The Alabama Department of Corrections (ADOC) Commission Jeff Dunn on Wednesday told state lawmakers it is seeking a $42 million funding increase to hire 500 new correctional officers and a 20 percent pay increase in in hopes of tackling the state’s perennial understaffing issues at state prisons.

The request represents a roughly 8.8 percent increase for the next fiscal year, which starts Oct. 1.

“The Department of Corrections is undergoing unprecedented change,” Dunn told legislators. The ADOC is, “transforming the department into the most respected and trusted law enforcement agency in the state…. Although our recruiting efforts have increased, we still are down to 50 percent or lower staffing levels in many of our major facilities. And there is a direct correlation between the shortage of officers in our prisons and the increase in violence.”

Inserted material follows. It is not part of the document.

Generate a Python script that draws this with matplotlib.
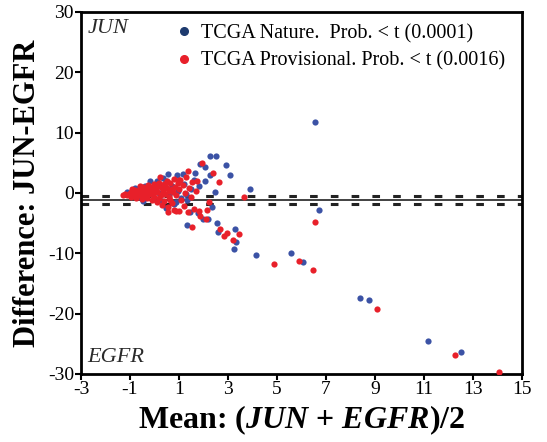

According to Dunn, the 2018 occupancy rate is now 163 percent of capacity. His goal is to reduce that to 145 percent capacity. The overcrowding has led to violence within the state’s prisons and prison officers and inmates have been killed and injured in a series of violent crimes behind bars.

Under federal order for improvement

U.S. District Judge Myron Thompson ruled in 2017 that mental health care in Alabama’s prisons was “horrendously inadequate” and ordered the state to improve conditions. Since then the ADOC has been under federal court order to improve its mental health care and increase its security staff.